Achieving excellent ductility in high-strength Mg-10.6Gd-2 Ag alloy via equal channel angular pressing

Excellent ductility and high strength were achieved in the Mg-10.6Gd-2Ag (wt. %) alloy via an industrial-scale equal channel angular pressing (ECAP). The ECAP alloy exhibits an extremely high ductility (elongation of 22.6%) as well as a high strength (ultimate tensile strength of 417.2 MPa). This ductility exceeds the known ductility limit of the existing high-strength Mg-RE wrought alloys. After peak-aging, an optimal ultimate tensile strength of 460.3 MPa is obtained accompanied by a moderate ductility (elongation of 8.9%).

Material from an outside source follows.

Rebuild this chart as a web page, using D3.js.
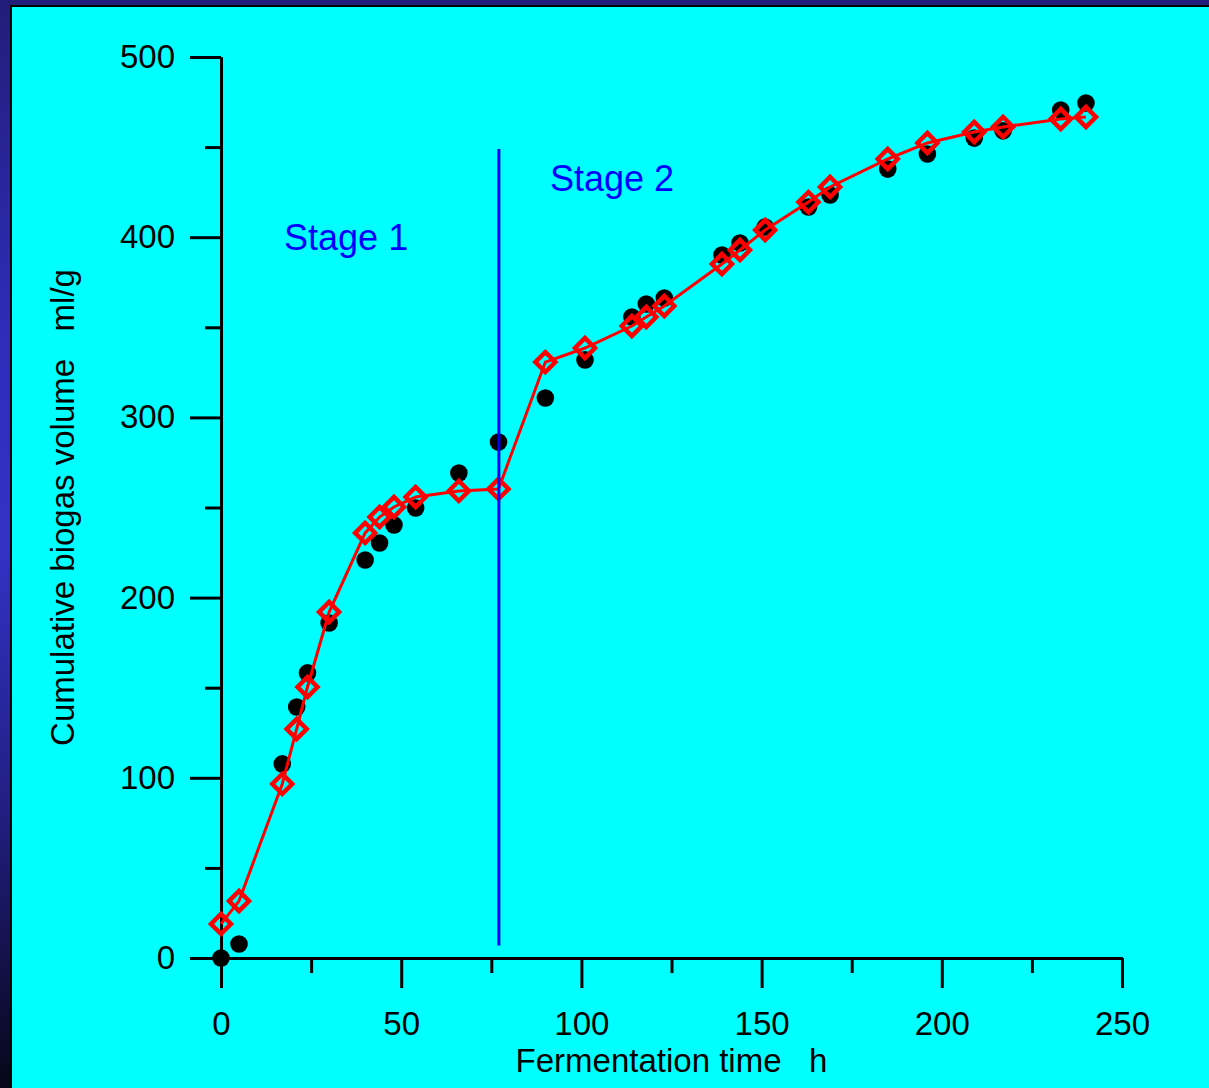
<!DOCTYPE html>
<html>
<head>
<meta charset="utf-8">
<script src="https://cdn.jsdelivr.net/npm/d3@7"></script>
<style>
  body { margin: 0; background: #000; }
  svg { display: block; }
  text { font-family: "Liberation Sans", Arial, sans-serif; }
</style>
</head>
<body>
<div id="chart"></div>
<script>
// data
var hours     = [0, 5, 17, 21, 24, 30, 40, 44, 48, 54, 66, 77, 90, 101, 114, 118, 123, 139, 144, 151, 163, 169, 185, 196, 209, 217, 233, 240];
var measured  = [0, 7.8, 107.7, 139.3, 158.2, 185.9, 220.9, 230.3, 240.3, 249.7, 269.1, 286.3, 310.8, 331.9, 355.7, 362.9, 366.3, 390.1, 396.8, 405.7, 416.8, 423.4, 437.8, 446.2, 455.0, 459.0, 470.6, 474.5];
var predicted = [18.9, 31.6, 96.6, 127.1, 150.4, 192.0, 235.9, 244.7, 250.3, 255.8, 259.2, 260.3, 330.7, 338.5, 350.7, 355.7, 361.8, 385.1, 392.9, 404.0, 419.5, 427.9, 443.4, 452.3, 458.4, 461.2, 465.6, 466.7];

var xTicks = [0, 50, 100, 150, 200, 250];
var xMinor = [25, 75, 125, 175, 225];
var yTicks = [0, 100, 200, 300, 400, 500];
var yMinor = [50, 150, 250, 350, 450];

var stageSplit = 77.1;           // h, vertical divider
var stageSpan  = [7, 449];       // ml/g, extent of divider
var stages     = [{name: "Stage 1", t: 17.5, v: 393}, {name: "Stage 2", t: 91.3, v: 425.6}];

var W = 1209, H = 1088;

var svg = d3.select("#chart").append("svg")
  .attr("width", W).attr("height", H);

// slide frame
var defs = svg.append("defs");
var grad = defs.append("linearGradient").attr("id", "frame")
  .attr("x1", 0).attr("y1", 0).attr("x2", 0).attr("y2", 1);
[[0, "#221d78"], [0.3, "#2e2cb8"], [0.5, "#3232c6"], [0.75, "#211e80"], [1, "#080618"]].forEach(function(s){
  grad.append("stop").attr("offset", s[0]).attr("stop-color", s[1]);
});
svg.append("rect").attr("width", W).attr("height", H).attr("fill", "url(#frame)");
svg.append("rect")
  .attr("x", 11).attr("y", 6).attr("width", W).attr("height", H)
  .attr("fill", "#00ffff").attr("stroke", "#000").attr("stroke-width", 2);

var x = d3.scaleLinear().domain([0, 250]).range([221, 1122]);
var y = d3.scaleLinear().domain([0, 500]).range([958, 57]);

// axes
function styleAxis(g){
  g.selectAll("path, line").attr("stroke", "#000").attr("stroke-width", 3);
  g.selectAll("text").attr("font-size", 33).attr("fill", "#000");
}

svg.append("g")
  .attr("transform", "translate(0," + y(0) + ")")
  .call(d3.axisBottom(x).tickValues(xMinor).tickSize(15).tickSizeOuter(0).tickFormat(""))
  .call(styleAxis);
svg.append("g")
  .attr("transform", "translate(0," + y(0) + ")")
  .call(d3.axisBottom(x).tickValues(xTicks).tickSize(30).tickSizeOuter(0).tickPadding(23.6))
  .call(styleAxis);

svg.append("g")
  .attr("transform", "translate(" + x(0) + ",0)")
  .call(d3.axisLeft(y).tickValues(yMinor).tickSize(16).tickSizeOuter(0).tickFormat(""))
  .call(styleAxis);
svg.append("g")
  .attr("transform", "translate(" + x(0) + ",0)")
  .call(d3.axisLeft(y).tickValues(yTicks).tickSize(31).tickSizeOuter(0).tickPadding(15))
  .call(styleAxis);

// axis titles
svg.append("text")
  .attr("x", (x(0) + x(250)) / 2).attr("y", 1072)
  .attr("text-anchor", "middle").attr("font-size", 33)
  .attr("xml:space", "preserve")
  .text("Fermentation time   h");

svg.append("text")
  .attr("transform", "translate(74," + (y(0) + y(500)) / 2 + ") rotate(-90)")
  .attr("text-anchor", "middle").attr("font-size", 33)
  .attr("xml:space", "preserve")
  .text("Cumulative biogas volume   ml/g");

// measured points
svg.selectAll(".dot")
  .data(hours)
  .enter()
  .append("circle")
  .attr("cx", function(d){ return x(d); })
  .attr("cy", function(d, i){ return y(measured[i]); })
  .attr("r", 8.8)
  .attr("fill", "#000");

// model line + diamonds
var line = d3.line()
  .x(function(d){ return x(d); })
  .y(function(d, i){ return y(predicted[i]); });

svg.append("path")
  .datum(hours)
  .attr("d", line)
  .attr("fill", "none")
  .attr("stroke", "#ff0000")
  .attr("stroke-width", 3);

var diamond = d3.symbol().type(d3.symbolSquare).size(200);
svg.selectAll(".diamond")
  .data(hours)
  .enter()
  .append("path")
  .attr("d", diamond)
  .attr("transform", function(d, i){ return "translate(" + x(d) + "," + y(predicted[i]) + ") rotate(45)"; })
  .attr("fill", "none")
  .attr("stroke", "#ff0000")
  .attr("stroke-width", 4.5);

// stage divider
svg.append("line")
  .attr("x1", x(stageSplit)).attr("x2", x(stageSplit))
  .attr("y1", y(stageSpan[0])).attr("y2", y(stageSpan[1]))
  .attr("stroke", "#0000ff").attr("stroke-width", 3);

svg.selectAll(".stage")
  .data(stages)
  .enter()
  .append("text")
  .attr("x", function(d){ return x(d.t); })
  .attr("y", function(d){ return y(d.v); })
  .attr("font-size", 36)
  .attr("fill", "#0000ff")
  .text(function(d){ return d.name; });
</script>
</body>
</html>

The excellent ductility originates from the fine and full DRXed microstructure, which involves the homogenous and fine equiaxed grains, the cobblestone-like submicron particles distributed along the α-Mg grain boundaries, and the weak and approximately random texture. The submicron particles are identified as the dynamically precipitated Ag-containing Mg5Gd-typed compound. After peak-aging, co-existence of the high-density basal γ’’ plates and the relatively low-density prismatic β′ plates are observed in the α-Mg grain interior, and an interfacial phase is found to segregate in some α-Mg grain boundaries. The high strength is mainly ascribed to the synergistic effect of the fine grains, the high-frequency high angle boundaries, and the additional co-precipitates of the β′ plates and the γ’’ plates in the aged alloy.